Requirements - Gather every line of the entries that includes the word "script".

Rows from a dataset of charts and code
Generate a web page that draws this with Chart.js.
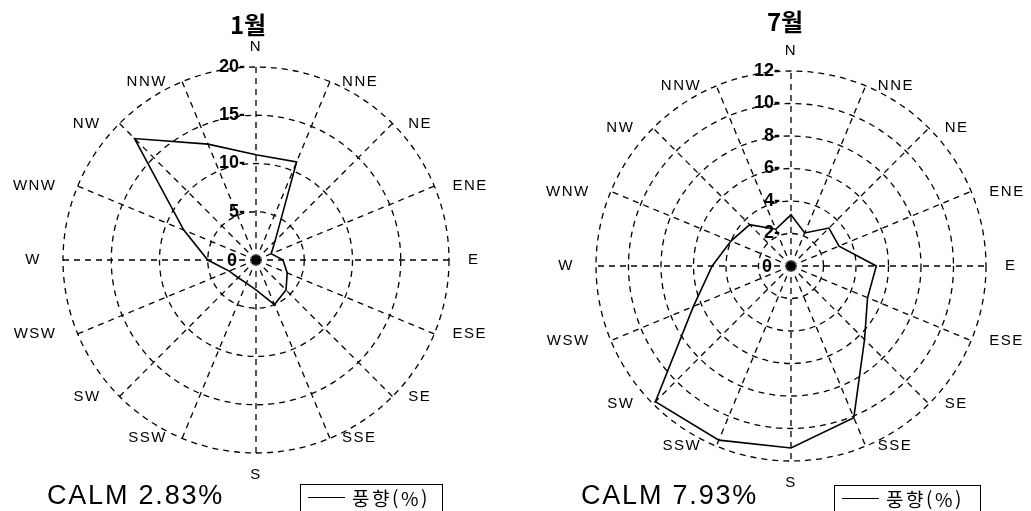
<!DOCTYPE html>
<html lang="ko">
<head>
<meta charset="utf-8">
<title>풍향 1월 / 7월</title>
<script src="https://cdn.jsdelivr.net/npm/chart.js@4.4.1/dist/chart.umd.min.js"></script>
<style>
  body { margin: 0; background: #fff; }
  #wrap { position: relative; width: 1031px; height: 511px; overflow: hidden; }
  canvas { position: absolute; top: 0; }
  .calm {
    position: absolute; top: 482px; font: 27px/27px "Liberation Sans", Arial, sans-serif;
    letter-spacing: 1.8px; color: #000; white-space: nowrap;
  }
  .legend {
    position: absolute; height: 40px; border: 1.5px solid #000; box-sizing: border-box;
  }
  .legend .swatch { position: absolute; left: 7px; top: 12px; width: 37px; border-top: 1.5px solid #000; }
  .legend .txt {
    position: absolute; left: 51px; top: 0px; font: 19px/25px "Noto Sans CJK KR", sans-serif;
    letter-spacing: 2.5px; white-space: nowrap;
  }
</style>
</head>
<body>
<div id="wrap">
  <canvas id="janChart" width="515" height="511" style="left:0px"></canvas>
  <canvas id="julChart" width="515" height="511" style="left:516px"></canvas>

  <div class="calm" style="left:47px">CALM 2.83%</div>
  <div class="legend" style="left:300px; top:484px; width:143px">
    <div class="swatch"></div><div class="txt">풍향(%)</div>
  </div>

  <div class="calm" style="left:581px">CALM 7.93%</div>
  <div class="legend" style="left:834px; top:485px; width:147px">
    <div class="swatch"></div><div class="txt">풍향(%)</div>
  </div>
</div>

<script>
// Wind directions, clockwise from north
const directions = ['N', 'NNE', 'NE', 'ENE', 'E', 'ESE', 'SE', 'SSE',
                    'S', 'SSW', 'SW', 'WSW', 'W', 'WNW', 'NW', 'NNW'];

// Wind direction frequency (%)
const janValues = [10.9, 11.0, 2.8, 1.7, 2.8, 3.5, 4.4, 5.0, 3.1, 2.6, 2.6, 3.0, 5.0, 8.1, 17.8, 13.0];
const julValues = [3.15, 2.2, 3.3, 3.2, 5.25, 5.1, 6.4, 10.1, 11.2, 11.6, 11.8, 6.5, 4.85, 4.0, 3.6, 2.45];

// Radial tick labels
const janTicks = [0, 5, 10, 15, 20];
const julTicks = [0, 2, 4, 6, 8, 10, 12];

// Draws title, direction labels, tick labels and the centre dot
const roseDecor = {
  id: 'roseDecor',
  afterDraw(chart, args, opts) {
    const scale = chart.scales.r;
    const ctx = chart.ctx;
    const cx = scale.xCenter;
    const cy = scale.yCenter;
    const outer = scale.getDistanceFromCenterForValue(scale.max);
    ctx.save();
    ctx.fillStyle = '#000';

    // title
    ctx.font = 'bold 24px "Noto Sans CJK KR", sans-serif';
    ctx.textAlign = 'center';
    ctx.textBaseline = 'middle';
    ctx.fillText(opts.title, cx + opts.titleDx, opts.titleY);

    // direction labels
    ctx.font = '15px "Liberation Sans", Arial, sans-serif';
    ctx.letterSpacing = '1.5px';
    chart.data.labels.forEach((label, i) => {
      const p = scale.getPointPosition(i, outer);
      const dx = p.x - cx;
      if (Math.abs(dx) < 1) {
        ctx.textAlign = 'center';
        if (p.y < cy) {
          ctx.textBaseline = 'bottom';
          ctx.fillText(label, p.x, p.y - 13);
        } else {
          ctx.textBaseline = 'top';
          ctx.fillText(label, p.x, p.y + 14);
        }
      } else {
        const off = 8 + 11 * Math.abs(dx) / outer + (dx < 0 ? 3 : 0);
        ctx.textAlign = dx > 0 ? 'left' : 'right';
        ctx.textBaseline = 'middle';
        ctx.fillText(label, p.x + (dx > 0 ? off : -off), p.y);
      }
    });
    ctx.letterSpacing = '0px';

    // tick labels along the north axis
    ctx.font = 'bold 18px "Liberation Sans", Arial, sans-serif';
    ctx.textAlign = 'right';
    ctx.textBaseline = 'middle';
    opts.ticks.forEach((v) => {
      const y = cy - scale.getDistanceFromCenterForValue(v);
      if (v === 0) {
        ctx.fillText('0', cx - 19, y + 1);
      } else {
        ctx.fillText(v + '-', cx - 11, y);
      }
    });

    // centre dot
    ctx.beginPath();
    ctx.arc(cx, cy, 4.5, 0, Math.PI * 2);
    ctx.fill();
    ctx.restore();
  },
};

function createRose(canvasId, values, ticks, title, padding, titleY, titleDx) {
  const ctx = document.getElementById(canvasId);
  return new Chart(ctx, {
    type: 'radar',
    data: {
      labels: directions,
      datasets: [
        {
          label: '풍향(%)',
          data: values,
          borderColor: '#000',
          borderWidth: 1.6,
          fill: false,
          pointRadius: 0,
          tension: 0,
        },
      ],
    },
    options: {
      responsive: false,
      animation: false,
      layout: { padding: padding },
      scales: {
        r: {
          min: ticks[0],
          max: ticks[ticks.length - 1],
          ticks: { stepSize: ticks[1] - ticks[0], display: false },
          pointLabels: { display: false },
          grid: { circular: true, color: '#000', lineWidth: 1.3 },
          border: { dash: [6, 5] },
          angleLines: { color: '#000', lineWidth: 1.3, borderDash: [6, 5] },
        },
      },
      plugins: {
        legend: { display: false },
        tooltip: { enabled: false },
        roseDecor: { title: title, ticks: ticks, titleY: titleY, titleDx: titleDx },
      },
    },
    plugins: [roseDecor],
  });
}

createRose('janChart', janValues, janTicks, '1월', { left: 63, top: 67, right: 66, bottom: 58 }, 25, -8);
createRose('julChart', julValues, julTicks, '7월', { left: 80, top: 71, right: 45, bottom: 50 }, 22, -6);
</script>
</body>
</html>
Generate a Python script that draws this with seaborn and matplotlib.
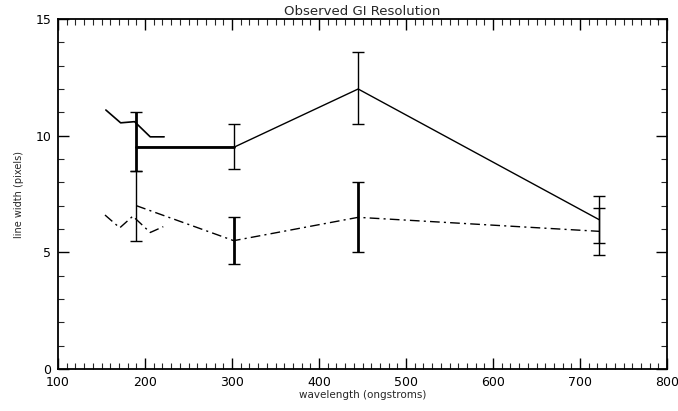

Exercise output -
<script src="https://cdn.jsdelivr.net/npm/chart.js@4.4.1/dist/chart.umd.min.js"></script>
<script>
</script>
Generate a Python script that draws this with seaborn and matplotlib.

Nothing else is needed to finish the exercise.